Amandemen

Oleh: Tony Rosyid

AMANDEMEN UU 1945, sudah beberapa kali terjadi. UUD 1945 bukan kitab suci, kata Bambang Soesatyo, Ketua MPR. Karena itu, bisa diubah dan tak perlu tabu. Kita semua tahu, Bamsoet, panggilan akrab ketua MPR ini adalah inisiator, orang yang paling awal dan paling getol usulkan presiden tiga periode. Entah apa agenda di balik itu, yang pasti semangat itu nampaknya belum surut hingga hari ini.

DPR terbelah terkait hal ini. Dua fraksi mendukung Amandemen yaitu PKB dan PPP. Enam fraksi menolak yaitu PKS, Demokrat, Nasdem, Gerindra, Golkar, dan PAN.

Dua faksi yang berseberangan ini perlu tulisan sendiri untuk membedahnya. Terutama alasan mengapa PKB dan PPP setuju, ini menarik untuk dianalisis kepentingan politiknya di balik dukungan itu. Tepatnya, ada hal menarik di balik manuver partai-partai ini.

Ditolaknya amandemen UUD 1945 saat ini karena dua alasan. Pertama, alasan normatif. Karena Indonesia sedang fokus hadapi pandemi. Amandemen UUD 1945 bisa membuat pemerintah gagal fokus.

Ini argumen normatif, halus dan santun. Biasanya, argumen macam ini hanya basa-basi. Bukan argumen yang sesungguhnya. Argumen semacam ini oleh penguasa dianggap sopan, dan oleh rakyat dianggap rasional.

Kedua, argumen substansi.

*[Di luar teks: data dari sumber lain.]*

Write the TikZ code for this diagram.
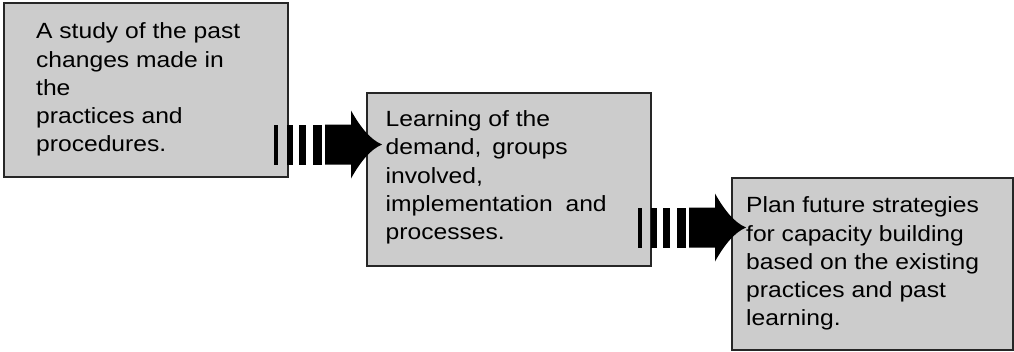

Ada kekhawatiran yang amat serius bahwa amandemen akan dijadikan pintu masuk untuk mengubah masa jabatan presiden. Selama ini, wacana presiden tiga periode atau pemilu diundur 2027 kencang sekali. Ada banyak informasi bahwa ini bukan sekedar wacana dan main-main, tapi ini agenda besar yang telah dipersiapkan dengan matang. Ada pihak-pihak yang ngotot dengan agenda ini untuk menjaga kepentingannya di dalam kekuasaan.

Salah seorang ketua umum partai bicara ke saya, jika agenda ini dipaksakan akan berpotensi memicu kegaduhan nasional. Karena jelas-jelas bertentangan dengan aspirasi rakyat.

Rakyat mendukung sikap enam partai yang menolak amandemen saat ini. Bukan amandemennya, tapi agenda dibalik amandemen itu yang harus diwaspadai. Meski narasinya “amandemen terbatas”, tapi tak ada yang menjamin akan betul-betul terbatas. Ini bisa liar.

Sejumlah survei menunjukkan bahwa mayoritas rakyat menolak presiden tiga periode. Ini sama dengan pendapat presiden Jokowi itu sendiri, menolak jabatan presiden tiga periode. Klop! Presiden Jokowi dan rakyat kompak.

Jadi, kalau ada pihak-pihak yang memaksakan tiga periode hanya akan mengundang banyak masalah. Ini sikap tidak rasional dan berbahaya.

Tapi, semua akan tetap bergantung ke dua pihak. Pertama, ke ketua umum PDIP. Dan kedua, ke presiden Jokowi itu sendiri. Kalau kedua orang ini setuju amandemen, siapa yang bisa menghalangi?

Jika amandemen UUD 1945 disetujui, maka lobi dan negosiasi terkait presiden tiga periode akan terbuka. Saat itulah rakyat boleh jadi akan menyaksikan nasib demokrasi kita yang semakin terpuruk. Reformasi pun akan secara sempurna kehilangan jejak spiritnya pasca KPK direvisi UU-nya. Kita berharap, kedua tokoh besar ini menolak amandemen, karena ini berpotensi memancing kegaduhan politik. Lebih baik bangsa ini fokus tuntaskan pandemi dan genjot pertumbuhan ekonomi. (*)

* Pengamat Politik dan Pemerhati Bangsa.